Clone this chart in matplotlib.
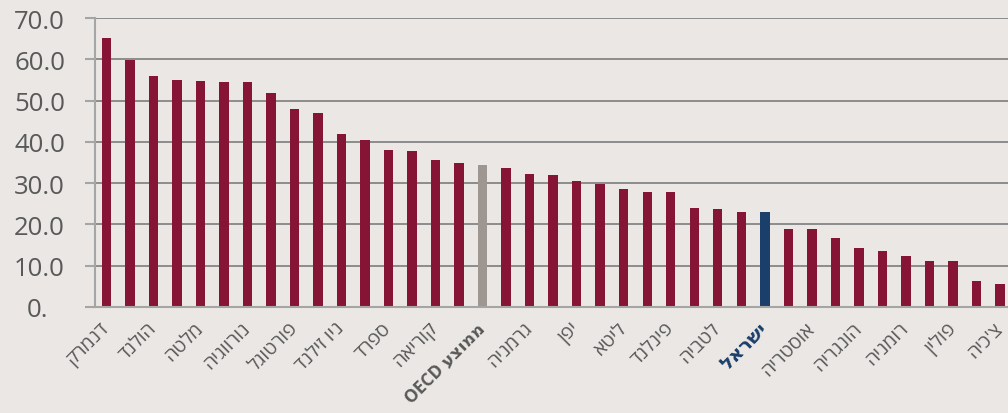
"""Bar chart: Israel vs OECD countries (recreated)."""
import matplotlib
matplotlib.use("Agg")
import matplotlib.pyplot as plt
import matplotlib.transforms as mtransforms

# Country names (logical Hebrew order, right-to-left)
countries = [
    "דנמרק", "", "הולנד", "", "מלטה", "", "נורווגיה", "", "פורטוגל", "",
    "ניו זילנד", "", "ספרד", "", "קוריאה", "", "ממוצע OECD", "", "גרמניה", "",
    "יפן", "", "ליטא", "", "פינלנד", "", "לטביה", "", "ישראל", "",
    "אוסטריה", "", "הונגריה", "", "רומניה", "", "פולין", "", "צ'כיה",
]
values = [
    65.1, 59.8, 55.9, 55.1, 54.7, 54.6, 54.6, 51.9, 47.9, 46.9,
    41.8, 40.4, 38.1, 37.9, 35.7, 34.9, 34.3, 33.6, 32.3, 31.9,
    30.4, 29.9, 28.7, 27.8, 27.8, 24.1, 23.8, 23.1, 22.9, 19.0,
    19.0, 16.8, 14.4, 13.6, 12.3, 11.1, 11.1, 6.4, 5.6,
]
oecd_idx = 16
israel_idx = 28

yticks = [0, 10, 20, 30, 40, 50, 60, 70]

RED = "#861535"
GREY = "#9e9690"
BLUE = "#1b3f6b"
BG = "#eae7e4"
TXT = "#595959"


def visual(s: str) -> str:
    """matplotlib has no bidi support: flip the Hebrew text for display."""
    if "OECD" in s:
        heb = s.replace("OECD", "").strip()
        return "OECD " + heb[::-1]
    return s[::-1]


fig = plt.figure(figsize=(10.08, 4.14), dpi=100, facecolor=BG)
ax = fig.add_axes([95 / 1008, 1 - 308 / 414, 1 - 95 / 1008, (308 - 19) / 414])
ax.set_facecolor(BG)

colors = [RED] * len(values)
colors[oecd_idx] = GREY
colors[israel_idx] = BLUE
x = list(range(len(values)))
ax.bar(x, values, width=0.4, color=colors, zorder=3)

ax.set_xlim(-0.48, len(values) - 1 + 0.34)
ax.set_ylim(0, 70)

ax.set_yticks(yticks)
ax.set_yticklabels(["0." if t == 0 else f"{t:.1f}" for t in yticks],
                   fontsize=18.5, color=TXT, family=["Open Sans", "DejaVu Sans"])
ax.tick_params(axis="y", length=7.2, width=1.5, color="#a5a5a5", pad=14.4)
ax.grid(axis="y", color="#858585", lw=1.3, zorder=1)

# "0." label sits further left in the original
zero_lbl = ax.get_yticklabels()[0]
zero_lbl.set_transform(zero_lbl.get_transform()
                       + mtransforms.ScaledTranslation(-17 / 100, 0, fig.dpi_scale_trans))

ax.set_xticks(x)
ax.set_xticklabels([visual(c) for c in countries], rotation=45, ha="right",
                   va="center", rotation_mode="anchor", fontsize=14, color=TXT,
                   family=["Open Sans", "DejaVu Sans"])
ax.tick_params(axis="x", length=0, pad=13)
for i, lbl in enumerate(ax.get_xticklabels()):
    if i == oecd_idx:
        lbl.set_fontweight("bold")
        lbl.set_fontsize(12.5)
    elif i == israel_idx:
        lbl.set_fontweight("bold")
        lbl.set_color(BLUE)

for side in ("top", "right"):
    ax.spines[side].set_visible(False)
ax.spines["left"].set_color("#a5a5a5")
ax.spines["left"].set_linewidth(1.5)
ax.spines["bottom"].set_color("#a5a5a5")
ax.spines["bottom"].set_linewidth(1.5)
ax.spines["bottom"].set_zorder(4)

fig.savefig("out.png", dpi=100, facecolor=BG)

━━━━━━━━

Return the listing above unchanged, apart from dropping its pictures.

TASK RESPONSE:
Clone this chart in matplotlib.
"""Bar chart: Israel vs OECD countries (recreated)."""
import matplotlib
matplotlib.use("Agg")
import matplotlib.pyplot as plt
import matplotlib.transforms as mtransforms

# Country names (logical Hebrew order, right-to-left)
countries = [
    "דנמרק", "", "הולנד", "", "מלטה", "", "נורווגיה", "", "פורטוגל", "",
    "ניו זילנד", "", "ספרד", "", "קוריאה", "", "ממוצע OECD", "", "גרמניה", "",
    "יפן", "", "ליטא", "", "פינלנד", "", "לטביה", "", "ישראל", "",
    "אוסטריה", "", "הונגריה", "", "רומניה", "", "פולין", "", "צ'כיה",
]
values = [
    65.1, 59.8, 55.9, 55.1, 54.7, 54.6, 54.6, 51.9, 47.9, 46.9,
    41.8, 40.4, 38.1, 37.9, 35.7, 34.9, 34.3, 33.6, 32.3, 31.9,
    30.4, 29.9, 28.7, 27.8, 27.8, 24.1, 23.8, 23.1, 22.9, 19.0,
    19.0, 16.8, 14.4, 13.6, 12.3, 11.1, 11.1, 6.4, 5.6,
]
oecd_idx = 16
israel_idx = 28

yticks = [0, 10, 20, 30, 40, 50, 60, 70]

RED = "#861535"
GREY = "#9e9690"
BLUE = "#1b3f6b"
BG = "#eae7e4"
TXT = "#595959"


def visual(s: str) -> str:
    """matplotlib has no bidi support: flip the Hebrew text for display."""
    if "OECD" in s:
        heb = s.replace("OECD", "").strip()
        return "OECD " + heb[::-1]
    return s[::-1]


fig = plt.figure(figsize=(10.08, 4.14), dpi=100, facecolor=BG)
ax = fig.add_axes([95 / 1008, 1 - 308 / 414, 1 - 95 / 1008, (308 - 19) / 414])
ax.set_facecolor(BG)

colors = [RED] * len(values)
colors[oecd_idx] = GREY
colors[israel_idx] = BLUE
x = list(range(len(values)))
ax.bar(x, values, width=0.4, color=colors, zorder=3)

ax.set_xlim(-0.48, len(values) - 1 + 0.34)
ax.set_ylim(0, 70)

ax.set_yticks(yticks)
ax.set_yticklabels(["0." if t == 0 else f"{t:.1f}" for t in yticks],
                   fontsize=18.5, color=TXT, family=["Open Sans", "DejaVu Sans"])
ax.tick_params(axis="y", length=7.2, width=1.5, color="#a5a5a5", pad=14.4)
ax.grid(axis="y", color="#858585", lw=1.3, zorder=1)

# "0." label sits further left in the original
zero_lbl = ax.get_yticklabels()[0]
zero_lbl.set_transform(zero_lbl.get_transform()
                       + mtransforms.ScaledTranslation(-17 / 100, 0, fig.dpi_scale_trans))

ax.set_xticks(x)
ax.set_xticklabels([visual(c) for c in countries], rotation=45, ha="right",
                   va="center", rotation_mode="anchor", fontsize=14, color=TXT,
                   family=["Open Sans", "DejaVu Sans"])
ax.tick_params(axis="x", length=0, pad=13)
for i, lbl in enumerate(ax.get_xticklabels()):
    if i == oecd_idx:
        lbl.set_fontweight("bold")
        lbl.set_fontsize(12.5)
    elif i == israel_idx:
        lbl.set_fontweight("bold")
        lbl.set_color(BLUE)

for side in ("top", "right"):
    ax.spines[side].set_visible(False)
ax.spines["left"].set_color("#a5a5a5")
ax.spines["left"].set_linewidth(1.5)
ax.spines["bottom"].set_color("#a5a5a5")
ax.spines["bottom"].set_linewidth(1.5)
ax.spines["bottom"].set_zorder(4)

fig.savefig("out.png", dpi=100, facecolor=BG)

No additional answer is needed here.